楽しいトッピング
豆花のトッピングは、昔の屋台から最新の店まで、それぞれが特色を打ち出している。甘く柔らかく煮たピーナッツと豆花とシロップの完璧な比率を追求してきたのは東門市場の江記豆花や公館の龍潭豆花などだ。
しかし「豪華」なものが好きな台湾人は、次々と新たなトッピングを開発してきた。タピオカや緑豆、小豆、ハトムギ、タロイモ団子、キンモクセイソース、白玉団子、甘く煮たタロイモなど、選ぶのに困るほどバラエティ豊かなトッピングが用意されている。
シロップの濃さもさまざまだ。寧夏夜市の「豆花荘」では、豆花の上に特製のサトウキビシャーベットをのせる。嘉義で人気の豆花店では、シロップではなく、豆乳をかけて出す。
南部の老舗豆花店の多くは、さらっとしたシロップではなく、蜜状の濃いソースをかける。

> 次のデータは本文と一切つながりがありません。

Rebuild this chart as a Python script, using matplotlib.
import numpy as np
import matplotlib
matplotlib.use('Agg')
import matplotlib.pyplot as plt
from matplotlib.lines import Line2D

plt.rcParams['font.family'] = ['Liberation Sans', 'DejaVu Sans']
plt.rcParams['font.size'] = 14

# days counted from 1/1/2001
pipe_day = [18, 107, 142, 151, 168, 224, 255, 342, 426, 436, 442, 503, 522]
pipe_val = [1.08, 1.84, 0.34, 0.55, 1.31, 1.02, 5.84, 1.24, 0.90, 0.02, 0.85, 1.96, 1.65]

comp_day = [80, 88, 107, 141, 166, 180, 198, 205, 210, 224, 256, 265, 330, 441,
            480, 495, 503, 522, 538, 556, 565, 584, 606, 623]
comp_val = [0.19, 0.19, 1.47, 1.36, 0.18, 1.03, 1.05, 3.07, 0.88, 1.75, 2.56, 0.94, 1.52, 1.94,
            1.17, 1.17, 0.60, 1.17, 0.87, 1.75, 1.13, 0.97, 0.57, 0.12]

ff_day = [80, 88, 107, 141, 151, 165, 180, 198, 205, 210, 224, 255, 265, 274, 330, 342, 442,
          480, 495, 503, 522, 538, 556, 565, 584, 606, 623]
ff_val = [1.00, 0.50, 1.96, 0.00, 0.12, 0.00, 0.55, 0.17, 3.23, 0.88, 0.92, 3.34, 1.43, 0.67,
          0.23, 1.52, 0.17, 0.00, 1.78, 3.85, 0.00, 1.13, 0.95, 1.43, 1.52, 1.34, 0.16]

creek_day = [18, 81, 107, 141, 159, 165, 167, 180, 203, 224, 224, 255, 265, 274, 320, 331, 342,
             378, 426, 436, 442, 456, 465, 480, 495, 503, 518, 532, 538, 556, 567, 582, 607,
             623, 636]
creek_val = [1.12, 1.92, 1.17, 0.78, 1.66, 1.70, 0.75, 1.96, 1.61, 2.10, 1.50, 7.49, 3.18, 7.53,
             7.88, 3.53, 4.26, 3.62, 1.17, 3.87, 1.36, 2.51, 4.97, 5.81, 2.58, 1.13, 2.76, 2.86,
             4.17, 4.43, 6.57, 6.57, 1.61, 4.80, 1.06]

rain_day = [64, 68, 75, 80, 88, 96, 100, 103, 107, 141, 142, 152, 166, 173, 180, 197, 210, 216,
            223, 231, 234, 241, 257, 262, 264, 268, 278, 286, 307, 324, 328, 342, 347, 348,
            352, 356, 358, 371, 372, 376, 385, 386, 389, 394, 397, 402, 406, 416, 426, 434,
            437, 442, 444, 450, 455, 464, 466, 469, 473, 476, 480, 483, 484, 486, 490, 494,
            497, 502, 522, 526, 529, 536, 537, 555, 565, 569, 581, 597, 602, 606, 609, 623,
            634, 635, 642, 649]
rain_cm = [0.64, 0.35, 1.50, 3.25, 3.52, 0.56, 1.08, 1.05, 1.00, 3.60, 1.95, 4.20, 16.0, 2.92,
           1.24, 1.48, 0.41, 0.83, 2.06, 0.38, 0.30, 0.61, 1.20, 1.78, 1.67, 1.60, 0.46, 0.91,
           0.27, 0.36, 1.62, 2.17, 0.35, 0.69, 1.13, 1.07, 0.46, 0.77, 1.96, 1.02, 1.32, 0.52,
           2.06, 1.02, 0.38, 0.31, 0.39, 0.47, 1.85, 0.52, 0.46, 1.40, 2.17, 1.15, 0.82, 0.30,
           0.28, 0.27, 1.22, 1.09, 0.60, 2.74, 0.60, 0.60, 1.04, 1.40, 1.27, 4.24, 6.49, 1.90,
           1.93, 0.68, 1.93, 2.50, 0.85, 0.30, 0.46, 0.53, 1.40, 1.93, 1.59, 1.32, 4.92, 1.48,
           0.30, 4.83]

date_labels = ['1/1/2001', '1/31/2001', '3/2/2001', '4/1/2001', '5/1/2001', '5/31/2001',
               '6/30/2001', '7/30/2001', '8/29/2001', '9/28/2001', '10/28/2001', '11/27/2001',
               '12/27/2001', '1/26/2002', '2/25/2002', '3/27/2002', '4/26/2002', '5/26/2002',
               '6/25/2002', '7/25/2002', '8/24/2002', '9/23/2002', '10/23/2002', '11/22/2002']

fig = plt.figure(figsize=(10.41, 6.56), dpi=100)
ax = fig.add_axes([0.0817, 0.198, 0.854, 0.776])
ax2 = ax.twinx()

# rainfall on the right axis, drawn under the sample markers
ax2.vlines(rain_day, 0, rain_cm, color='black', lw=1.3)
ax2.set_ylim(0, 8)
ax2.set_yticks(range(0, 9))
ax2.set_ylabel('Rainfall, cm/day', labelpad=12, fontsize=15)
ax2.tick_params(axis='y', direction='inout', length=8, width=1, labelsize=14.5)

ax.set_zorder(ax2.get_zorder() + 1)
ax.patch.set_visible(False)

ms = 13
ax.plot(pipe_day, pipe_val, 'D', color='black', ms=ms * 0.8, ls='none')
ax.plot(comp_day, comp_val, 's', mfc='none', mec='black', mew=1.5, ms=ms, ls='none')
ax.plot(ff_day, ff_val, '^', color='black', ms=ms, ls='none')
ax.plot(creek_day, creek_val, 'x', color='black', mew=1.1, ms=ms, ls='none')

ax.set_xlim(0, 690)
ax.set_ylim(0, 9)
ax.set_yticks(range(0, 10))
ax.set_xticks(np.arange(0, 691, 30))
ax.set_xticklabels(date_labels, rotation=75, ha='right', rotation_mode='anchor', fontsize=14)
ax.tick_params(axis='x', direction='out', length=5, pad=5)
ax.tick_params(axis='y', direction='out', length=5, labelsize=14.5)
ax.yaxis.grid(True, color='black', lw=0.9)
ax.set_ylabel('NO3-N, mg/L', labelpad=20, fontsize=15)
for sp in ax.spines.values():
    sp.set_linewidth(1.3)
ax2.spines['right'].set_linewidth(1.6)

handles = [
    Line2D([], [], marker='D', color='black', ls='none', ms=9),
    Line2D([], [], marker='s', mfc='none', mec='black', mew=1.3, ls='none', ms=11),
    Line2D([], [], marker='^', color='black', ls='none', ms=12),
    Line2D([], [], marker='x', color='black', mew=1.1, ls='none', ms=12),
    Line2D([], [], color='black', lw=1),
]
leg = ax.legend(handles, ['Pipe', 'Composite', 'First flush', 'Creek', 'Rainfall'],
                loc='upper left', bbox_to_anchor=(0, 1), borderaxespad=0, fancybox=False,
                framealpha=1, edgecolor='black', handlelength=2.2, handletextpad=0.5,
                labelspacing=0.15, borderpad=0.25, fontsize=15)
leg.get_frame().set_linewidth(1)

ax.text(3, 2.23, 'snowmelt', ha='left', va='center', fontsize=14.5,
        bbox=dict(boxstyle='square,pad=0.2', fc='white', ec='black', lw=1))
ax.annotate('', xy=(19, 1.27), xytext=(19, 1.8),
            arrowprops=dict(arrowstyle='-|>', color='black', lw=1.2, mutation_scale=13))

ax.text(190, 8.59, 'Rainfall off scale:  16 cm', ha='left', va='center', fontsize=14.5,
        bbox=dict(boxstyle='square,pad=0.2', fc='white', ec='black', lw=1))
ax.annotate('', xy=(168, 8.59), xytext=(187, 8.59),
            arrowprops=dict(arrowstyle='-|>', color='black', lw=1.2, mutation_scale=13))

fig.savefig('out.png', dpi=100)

高雄の「塩埕呉家金桔豆花」では、白い瀬戸物の器に豆花を3回すくって入れ、おたま一杯分の濃い蜜を豆花がひたひたになる程度にかける。蜜の金桔(キンカン)の香りが豆花の味わいを奥深いものにしてくれる。
台南の「同記安平豆花」にはレモン豆花というメニューがある。オーナーが小さな急須から新鮮なレモンジュースを豆花にかけてくれ、甘みと酸味の中にさわやかな香りが加わる。ただ、レモンを豆乳や豆花に入れることはできない。豆乳のタンパク質がレモンの酸に触れると、化学変化が起きてしまうからだ。
成益さんが、外国人観光客が多い台北市永康街で観察したところ、日本人では豆花を気に入る人が多いが、韓国人は半々だという。韓国人は麻婆豆腐や豆腐キムチ鍋などの方を好むようだ。